For the most part, I am going to step back and let James respond to this critique, if he wants to.
However, may I ask where exactly this "Kingmaker" comparison came from which has created an expectation which led to you being disappointed? This is a genuine question, I'm not trying for a "gotchya". I have seen the fan-base community make this comparison, but I have never seen it promoted as such from the "in-house" side of things.
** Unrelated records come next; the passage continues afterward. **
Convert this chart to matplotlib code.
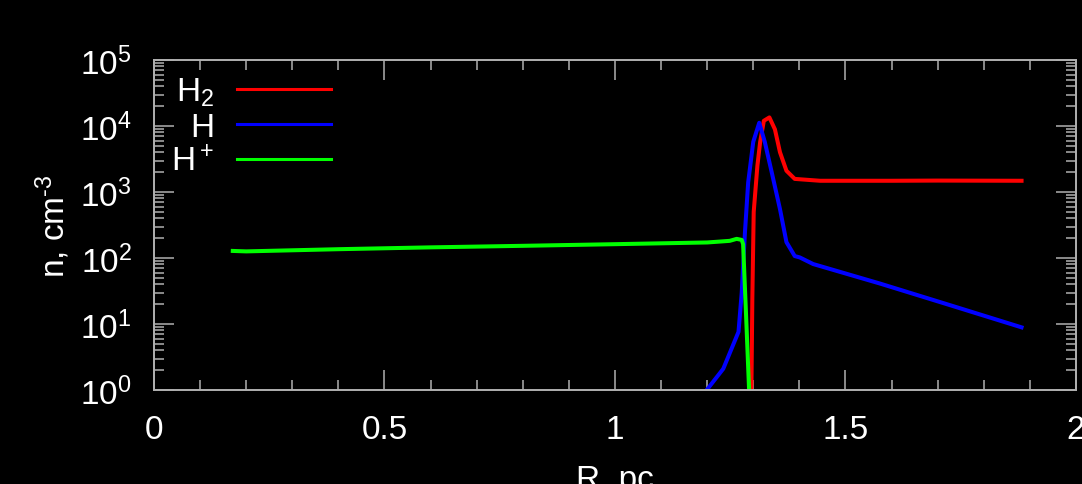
import matplotlib
matplotlib.use("Agg")
import matplotlib.pyplot as plt
from matplotlib.ticker import FixedLocator, LogLocator, NullFormatter, FixedFormatter

# H2 density profile
r_h2 = [1.294, 1.296, 1.298, 1.301, 1.309, 1.315, 1.323, 1.335, 1.347, 1.358,
        1.372, 1.390, 1.445, 1.60, 1.70, 1.882]
n_h2 = [0.5, 1.0, 24, 500, 2500, 5750, 12000, 13500, 8900, 4000,
        2100, 1580, 1480, 1480, 1490, 1480]

# atomic H density profile
r_h = [1.18, 1.199, 1.235, 1.268, 1.275, 1.282, 1.289, 1.300, 1.313, 1.325,
       1.340, 1.358, 1.372, 1.390, 1.401, 1.43, 1.575, 1.73, 1.882]
n_h = [0.6, 1.0, 2.1, 7.6, 30, 245, 1400, 5750, 11200, 5750,
       2000, 550, 174, 107, 102, 81, 41, 19, 8.9]

# H+ density profile
r_hp = [0.171, 0.20, 0.40, 0.60, 0.80, 1.00, 1.141, 1.20, 1.23, 1.249,
        1.264, 1.275, 1.278, 1.284, 1.291, 1.293]
n_hp = [128, 126, 136, 145, 153, 162, 169, 172, 178, 182,
        195, 188, 162, 16, 1.0, 0.6]

x_ticks = [0, 0.5, 1, 1.5, 2]
x_labels = ["0", "0.5", "1", "1.5", "2"]
y_ticks = [1, 10, 100, 1e3, 1e4, 1e5]
y_labels = [r"$\mathregular{10^{%d}}$" % k for k in range(6)]

plt.rcParams["font.family"] = ["Liberation Sans", "DejaVu Sans"]
plt.rcParams["mathtext.fontset"] = "custom"
plt.rcParams["mathtext.rm"] = "Liberation Sans"
plt.rcParams["mathtext.it"] = "Liberation Sans:italic"

axis_col = "#b0b0b0"

fig = plt.figure(figsize=(10.82, 4.85), dpi=100, facecolor="black")
ax = fig.add_axes([0.1423, 0.1938, 0.8521, 0.6804], facecolor="black")

ax.plot(r_h2, n_h2, color="#ff0000", lw=2.9, label=r"$\mathregular{H_2}$")
ax.plot(r_h, n_h, color="#0000ff", lw=2.9, label="H")
ax.plot(r_hp, n_hp, color="#00ff00", lw=2.9, label=r"$\mathregular{H^+}$")

ax.set_yscale("log")
ax.set_xlim(0, 2)
ax.set_ylim(1, 1e5)

ax.xaxis.set_major_locator(FixedLocator(x_ticks))
ax.xaxis.set_major_formatter(FixedFormatter(x_labels))
ax.xaxis.set_minor_locator(FixedLocator([i / 10 for i in range(21)]))
ax.yaxis.set_major_locator(FixedLocator(y_ticks))
ax.yaxis.set_major_formatter(FixedFormatter(y_labels))
ax.yaxis.set_minor_locator(LogLocator(base=10, subs=range(2, 10), numticks=20))
ax.yaxis.set_minor_formatter(NullFormatter())

ax.tick_params(which="both", direction="in", top=True, right=True,
               color=axis_col, labelcolor="white", labelsize=24, width=1.1)
ax.tick_params(which="major", length=14.5)
ax.tick_params(which="minor", length=7.2)
ax.tick_params(axis="x", pad=17)
ax.tick_params(axis="y", pad=16)

for sp in ax.spines.values():
    sp.set_color(axis_col)
    sp.set_linewidth(1.4)

ax.set_xlabel("R, pc", color="white", fontsize=24, labelpad=14)
ax.set_ylabel(r"n, cm$^{\text{-3}}$", color="white", fontsize=24, labelpad=6)

leg = ax.legend(loc="upper left", bbox_to_anchor=(-0.003, 1.012), frameon=False,
                markerfirst=False, fontsize=24, handlelength=2.8,
                handletextpad=0.7, labelspacing=0.1, borderaxespad=0.2)
for line in leg.get_lines():
    line.set_linewidth(2.2)
for t in leg.get_texts():
    t.set_color("white")

fig.savefig("out.png", dpi=100, facecolor="black")
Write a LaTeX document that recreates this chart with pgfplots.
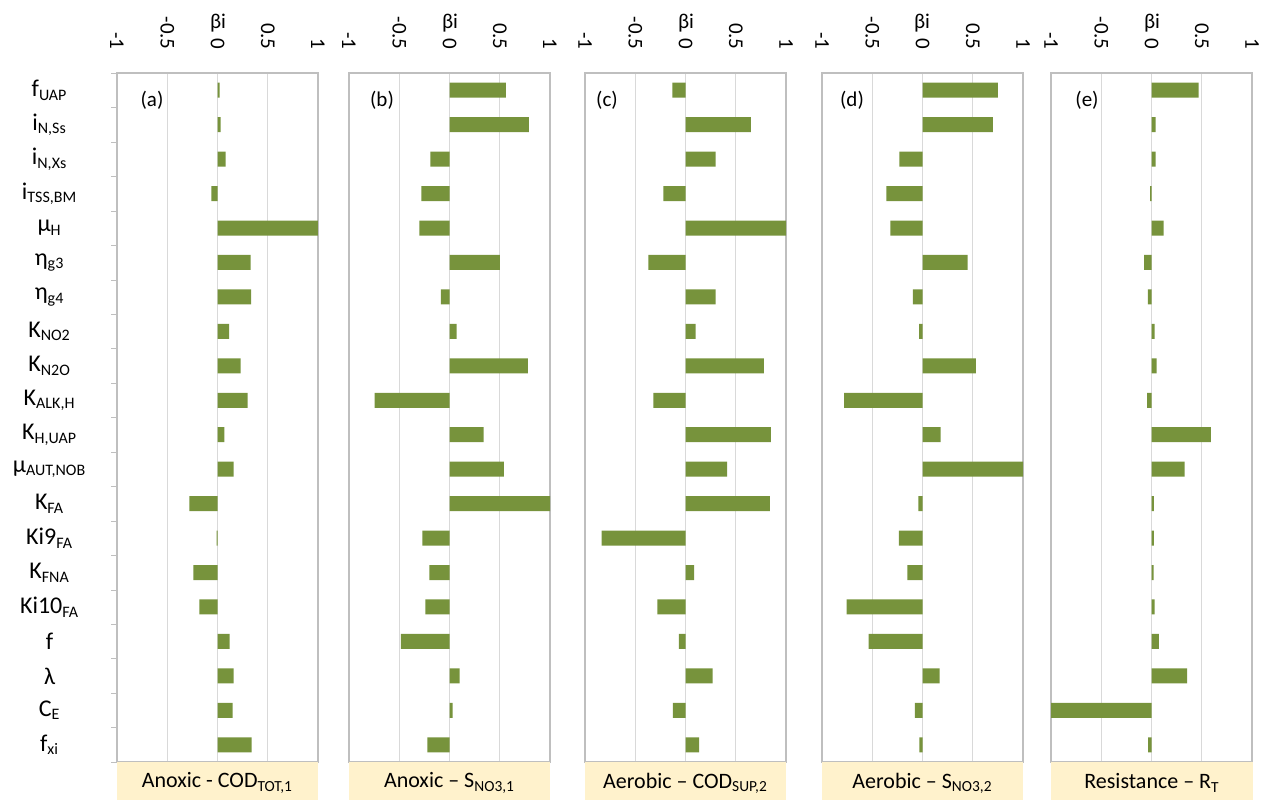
\documentclass[border=0pt]{standalone}
\usepackage{fontspec}
\setmainfont{Carlito}
\usepackage{pgfplots}
\usepackage{pgfplotstable}
\pgfplotsset{compat=1.18}
\definecolor{barc}{HTML}{77933C}
\definecolor{gridc}{HTML}{D9D9D9}
\definecolor{framec}{HTML}{BFBFBF}
\definecolor{beige}{HTML}{FFF2CC}
\newcommand{\fs}{\fontsize{10.5pt}{12pt}\selectfont}
\newcommand{\fl}{\fontsize{12pt}{14pt}\selectfont}
\newcommand{\ft}{\fontsize{11pt}{13pt}\selectfont}

\pgfplotstableread{
idx a b c d e
1 0.02 0.56 -0.13 0.75 0.47
2 0.03 0.79 0.65 0.70 0.04
3 0.08 -0.19 0.30 -0.23 0.04
4 -0.06 -0.28 -0.22 -0.36 -0.013
5 1.0 -0.30 1.0 -0.32 0.12
6 0.33 0.50 -0.37 0.45 -0.073
7 0.335 -0.086 0.30 -0.096 -0.036
8 0.116 0.07 0.10 -0.033 0.03
9 0.23 0.78 0.78 0.53 0.05
10 0.30 -0.744 -0.32 -0.78 -0.043
11 0.068 0.34 0.85 0.18 0.59
12 0.16 0.54 0.415 1.0 0.33
13 -0.28 1.0 0.84 -0.04 0.023
14 -0.008 -0.27 -0.834 -0.235 0.023
15 -0.24 -0.20 0.086 -0.15 0.02
16 -0.18 -0.24 -0.28 -0.755 0.03
17 0.12 -0.485 -0.066 -0.536 0.073
18 0.16 0.10 0.27 0.17 0.354
19 0.15 0.03 -0.126 -0.076 -1.0
20 0.34 -0.22 0.136 -0.03 -0.033
}\data

\pgfplotsset{panel/.style={
  scale only axis, width=100.5pt, height=344.5pt,
  anchor=north west,
  xmin=-1, xmax=1, ymin=0.5, ymax=20.5, y dir=reverse,
  xtick={-1,-0.5,0,0.5,1}, xticklabels={-1,-0.5,0,0.5,1},
  xticklabel pos=upper,
  xticklabel style={rotate=-90, anchor=east, inner sep=0pt, font=\fs},
  xticklabel shift=11.5pt,
  xmajorgrids, grid style={gridc, line width=0.6pt},
  axis line style={framec, line width=0.6pt},
  major tick length=0pt,
  xbar, bar width=7.5pt,
  ytick=\empty,
}}

\begin{document}
\begin{tikzpicture}
\path[use as bounding box] (0,0) rectangle (631.5pt,-400pt);

\begin{axis}[panel, at={(58.5pt,-36.5pt)},
  ytick={1,...,20},
  yticklabels={f\textsubscript{UAP}, i\textsubscript{N,Ss}, i\textsubscript{N,Xs}, i\textsubscript{TSS,BM}, μ\textsubscript{H}, η\textsubscript{g3}, η\textsubscript{g4}, K\textsubscript{NO2}, K\textsubscript{N2O}, K\textsubscript{ALK,H}, K\textsubscript{H,UAP}, μ\textsubscript{AUT,NOB}, K\textsubscript{FA}, Ki9\textsubscript{FA}, K\textsubscript{FNA}, Ki10\textsubscript{FA}, f, λ, C\textsubscript{E}, f\textsubscript{xi}},
  yticklabel style={anchor=east, inner sep=0pt, text width=50pt, align=center, xshift=-8.5pt, font=\fl},
  minor ytick={0.5,1.5,...,20.5}, minor tick length=3pt,
  minor tick style={framec}, tick pos=left, tick align=outside,
]
\addplot[fill=barc, draw=none] table[x=a, y=idx]{\data};
\end{axis}

\begin{axis}[panel, at={(174.5pt,-36.5pt)}]
\addplot[fill=barc, draw=none] table[x=b, y=idx]{\data};
\end{axis}

\begin{axis}[panel, at={(292.5pt,-36.5pt)}]
\addplot[fill=barc, draw=none] table[x=c, y=idx]{\data};
\end{axis}

\begin{axis}[panel, at={(411pt,-36.5pt)}]
\addplot[fill=barc, draw=none] table[x=d, y=idx]{\data};
\end{axis}

\begin{axis}[panel, at={(525.5pt,-36.5pt)}]
\addplot[fill=barc, draw=none] table[x=e, y=idx]{\data};
\end{axis}

\begin{scope}[x=0.5pt, y=-0.5pt, every node/.style={font=\fs}]
  % beta labels
  \foreach \cx in {218,450,686,922,1152}
    \node[anchor=base, inner sep=0pt] at (\cx,28) {βi};
  % panel letters
  \node at (152,100) {(a)};
  \node at (382,100) {(b)};
  \node at (607,100) {(c)};
  \node at (852,100) {(d)};
  \node at (1087,100) {(e)};
  % bottom title boxes
  \fill[beige] (117,762) rectangle (318,800);
  \fill[beige] (349,762) rectangle (550,800);
  \fill[beige] (585,762) rectangle (786,800);
  \fill[beige] (822,762) rectangle (1023,800);
  \fill[beige] (1051,762) rectangle (1253,800);
  \node[font=\ft] at (217.5,783) {Anoxic - COD\textsubscript{TOT,1}};
  \node[font=\ft] at (449.5,783) {Anoxic – S\textsubscript{NO3,1}};
  \node[font=\ft] at (685.5,783) {Aerobic – COD\textsubscript{SUP,2}};
  \node[font=\ft] at (922.5,783) {Aerobic – S\textsubscript{NO3,2}};
  \node[font=\ft] at (1152,783) {Resistance – R\textsubscript{T}};
\end{scope}
\end{tikzpicture}
\end{document}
If it has been promoted as such, could you give me a pointer? I promise not quibble about this either way. I'm just honestly curious.
Aleron |
I'm not going to get into some sort of arguing match that takes up pages on this product page. I disagree with you, heavily at that, but you're free to your own opinions and I hope you find a way to adjust that works for you and your group. My own group is really enjoying this adventure path and how it has been done, so to each their own.
Drock11 |
1 person marked this as a favorite. |
I thought that Irabeth being put in charge over the players was a weird thing also, but it's something that's easily enough remedied by changing to to the queen offering up Irabeth's services as a stand in commander of Drezen when the players are otherwise preoccupied or it's inconvenient for them to run the day to day operations of the city as hero's of the war when they are needed other places.
Still it would have been nice if the it was created that way or at least stated more clearly if that's the way it was supposed to be.
When I get around to running this part I won't have Irabeth making the decisions about the city when the characters are there and it's reasonable for them to do so themselves.